[START]

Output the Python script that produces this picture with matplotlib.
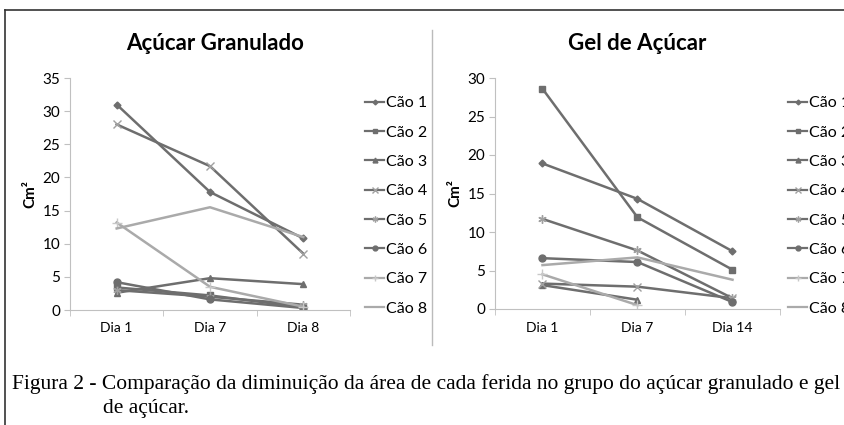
import numpy as np
import matplotlib.pyplot as plt
from matplotlib.lines import Line2D

# data
caes = ['Cão 1', 'Cão 2', 'Cão 3', 'Cão 4', 'Cão 5', 'Cão 6', 'Cão 7', 'Cão 8']
dias_gran = ['Dia 1', 'Dia 7', 'Dia 8']
dias_gel = ['Dia 1', 'Dia 7', 'Dia 14']

gran_c1 = [31.0, 17.8, 10.8]
gran_c2 = [3.4, 2.2, 0.4]
gran_c3 = [2.6, 4.8, 3.9]
gran_c4 = [28.0, 21.7, 8.5]
gran_c5 = [3.0, 2.0, 0.8]
gran_c6 = [4.2, 1.6, 0.3]
gran_c7 = [13.2, 3.5, 0.5]
gran_c8 = [12.3, 15.5, 11.0]

gel_c1 = [18.9, 14.3, 7.5]
gel_c2 = [28.6, 11.9, 5.1]
gel_c3 = [3.1, 1.2, np.nan]
gel_c4 = [3.3, 2.9, 1.4]
gel_c5 = [11.7, 7.6, 1.4]
gel_c6 = [6.6, 6.1, 0.9]
gel_c7 = [4.5, 0.5, np.nan]
gel_c8 = [5.7, 6.7, 3.8]

gran = [gran_c1, gran_c2, gran_c3, gran_c4, gran_c5, gran_c6, gran_c7, gran_c8]
gel = [gel_c1, gel_c2, gel_c3, gel_c4, gel_c5, gel_c6, gel_c7, gel_c8]

dark = '#6e6e6e'
light = '#aaaaaa'
styles = [
    dict(color=dark, marker='D', ms=3.5),
    dict(color=dark, marker='s', ms=5),
    dict(color=dark, marker='^', ms=5),
    dict(color=dark, marker='x', ms=6, mec='#a0a0a0'),
    dict(color=dark, marker=(6, 2, 0), ms=6, mec='#a0a0a0'),
    dict(color=dark, marker='o', ms=5),
    dict(color=light, marker='+', ms=7, mec='#c8c8c8'),
    dict(color=light, marker=None),
]

plt.rcParams['font.family'] = ['Lato', 'DejaVu Sans']

fig = plt.figure(figsize=(8.45, 4.25), dpi=100)
W, H = 845, 425


def draw(rect, series, cats, ymax, title, title_x, leg_x):
    ax = fig.add_axes(rect)
    x = np.arange(len(cats))
    for vals, st in zip(series, styles):
        ax.plot(x, vals, lw=1.8, **st)
    ax.set_xlim(-0.5, len(cats) - 0.5)
    ax.set_ylim(0, ymax)
    ax.set_yticks(np.arange(0, ymax + 1, 5))
    ax.set_xticks(x)
    ax.set_xticklabels(cats, fontsize=10)
    ax.set_xticks(np.arange(-0.5, len(cats)), minor=True)
    ax.tick_params(axis='x', which='major', length=0, pad=9)
    ax.tick_params(axis='x', which='minor', length=4, color='#c0c0c0')
    ax.tick_params(axis='y', length=4, color='#c0c0c0', labelsize=11, pad=3)
    for s in ['top', 'right']:
        ax.spines[s].set_visible(False)
    for s in ['left', 'bottom']:
        ax.spines[s].set_color('#c0c0c0')
    ax.set_ylabel('Cm²', fontsize=11, fontweight='bold', labelpad=4)
    fig.text(title_x / W, 1 - 44 / H, title, fontsize=16, fontweight='bold',
             ha='center', va='center')
    handles = [Line2D([], [], lw=1.6, **st) for st in styles]
    fig.legend(handles, caes, loc='upper left',
               bbox_to_anchor=(leg_x / W, 1 - 96 / H), frameon=False,
               fontsize=11.5, handlelength=1.2, handletextpad=0.1,
               labelspacing=0.95, borderpad=0, borderaxespad=0,
               markerscale=0.7)
    return ax


draw([70 / W, 1 - 310 / H, 280 / W, 232 / H], gran, dias_gran, 35,
     'Açúcar Granulado', 215, 365)
draw([495 / W, 1 - 309 / H, 285 / W, 231 / H], gel, dias_gel, 30,
     'Gel de Açúcar', 637, 788)

# frame and divider
fig.add_artist(Line2D([5 / W, 1], [1 - 10 / H, 1 - 10 / H], color='#333333', lw=1.2))
fig.add_artist(Line2D([5 / W, 5 / W], [0, 1 - 10 / H], color='#333333', lw=1.2))
fig.add_artist(Line2D([432 / W, 432 / W], [1 - 345 / H, 1 - 30 / H], color='#bbbbbb', lw=1))

fig.text(12 / W, 1 - 384 / H,
         'Figura 2 - Comparação da diminuição da área de cada ferida no grupo do açúcar granulado e gel',
         family='Liberation Serif', fontsize=15.5, va='center')
fig.text(103 / W, 1 - 408 / H, 'de açúcar.', family='Liberation Serif',
         fontsize=15.5, va='center')

fig.savefig('out.png', dpi=100)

[END]

# Task directions:
Retype each line of the listing above word for word. Exclude the pictures.

# Task answer:
Output the Python script that produces this picture with matplotlib.
import numpy as np
import matplotlib.pyplot as plt
from matplotlib.lines import Line2D

# data
caes = ['Cão 1', 'Cão 2', 'Cão 3', 'Cão 4', 'Cão 5', 'Cão 6', 'Cão 7', 'Cão 8']
dias_gran = ['Dia 1', 'Dia 7', 'Dia 8']
dias_gel = ['Dia 1', 'Dia 7', 'Dia 14']

gran_c1 = [31.0, 17.8, 10.8]
gran_c2 = [3.4, 2.2, 0.4]
gran_c3 = [2.6, 4.8, 3.9]
gran_c4 = [28.0, 21.7, 8.5]
gran_c5 = [3.0, 2.0, 0.8]
gran_c6 = [4.2, 1.6, 0.3]
gran_c7 = [13.2, 3.5, 0.5]
gran_c8 = [12.3, 15.5, 11.0]

gel_c1 = [18.9, 14.3, 7.5]
gel_c2 = [28.6, 11.9, 5.1]
gel_c3 = [3.1, 1.2, np.nan]
gel_c4 = [3.3, 2.9, 1.4]
gel_c5 = [11.7, 7.6, 1.4]
gel_c6 = [6.6, 6.1, 0.9]
gel_c7 = [4.5, 0.5, np.nan]
gel_c8 = [5.7, 6.7, 3.8]

gran = [gran_c1, gran_c2, gran_c3, gran_c4, gran_c5, gran_c6, gran_c7, gran_c8]
gel = [gel_c1, gel_c2, gel_c3, gel_c4, gel_c5, gel_c6, gel_c7, gel_c8]

dark = '#6e6e6e'
light = '#aaaaaa'
styles = [
    dict(color=dark, marker='D', ms=3.5),
    dict(color=dark, marker='s', ms=5),
    dict(color=dark, marker='^', ms=5),
    dict(color=dark, marker='x', ms=6, mec='#a0a0a0'),
    dict(color=dark, marker=(6, 2, 0), ms=6, mec='#a0a0a0'),
    dict(color=dark, marker='o', ms=5),
    dict(color=light, marker='+', ms=7, mec='#c8c8c8'),
    dict(color=light, marker=None),
]

plt.rcParams['font.family'] = ['Lato', 'DejaVu Sans']

fig = plt.figure(figsize=(8.45, 4.25), dpi=100)
W, H = 845, 425


def draw(rect, series, cats, ymax, title, title_x, leg_x):
    ax = fig.add_axes(rect)
    x = np.arange(len(cats))
    for vals, st in zip(series, styles):
        ax.plot(x, vals, lw=1.8, **st)
    ax.set_xlim(-0.5, len(cats) - 0.5)
    ax.set_ylim(0, ymax)
    ax.set_yticks(np.arange(0, ymax + 1, 5))
    ax.set_xticks(x)
    ax.set_xticklabels(cats, fontsize=10)
    ax.set_xticks(np.arange(-0.5, len(cats)), minor=True)
    ax.tick_params(axis='x', which='major', length=0, pad=9)
    ax.tick_params(axis='x', which='minor', length=4, color='#c0c0c0')
    ax.tick_params(axis='y', length=4, color='#c0c0c0', labelsize=11, pad=3)
    for s in ['top', 'right']:
        ax.spines[s].set_visible(False)
    for s in ['left', 'bottom']:
        ax.spines[s].set_color('#c0c0c0')
    ax.set_ylabel('Cm²', fontsize=11, fontweight='bold', labelpad=4)
    fig.text(title_x / W, 1 - 44 / H, title, fontsize=16, fontweight='bold',
             ha='center', va='center')
    handles = [Line2D([], [], lw=1.6, **st) for st in styles]
    fig.legend(handles, caes, loc='upper left',
               bbox_to_anchor=(leg_x / W, 1 - 96 / H), frameon=False,
               fontsize=11.5, handlelength=1.2, handletextpad=0.1,
               labelspacing=0.95, borderpad=0, borderaxespad=0,
               markerscale=0.7)
    return ax


draw([70 / W, 1 - 310 / H, 280 / W, 232 / H], gran, dias_gran, 35,
     'Açúcar Granulado', 215, 365)
draw([495 / W, 1 - 309 / H, 285 / W, 231 / H], gel, dias_gel, 30,
     'Gel de Açúcar', 637, 788)

# frame and divider
fig.add_artist(Line2D([5 / W, 1], [1 - 10 / H, 1 - 10 / H], color='#333333', lw=1.2))
fig.add_artist(Line2D([5 / W, 5 / W], [0, 1 - 10 / H], color='#333333', lw=1.2))
fig.add_artist(Line2D([432 / W, 432 / W], [1 - 345 / H, 1 - 30 / H], color='#bbbbbb', lw=1))

fig.text(12 / W, 1 - 384 / H,
         'Figura 2 - Comparação da diminuição da área de cada ferida no grupo do açúcar granulado e gel',
         family='Liberation Serif', fontsize=15.5, va='center')
fig.text(103 / W, 1 - 408 / H, 'de açúcar.', family='Liberation Serif',
         fontsize=15.5, va='center')

fig.savefig('out.png', dpi=100)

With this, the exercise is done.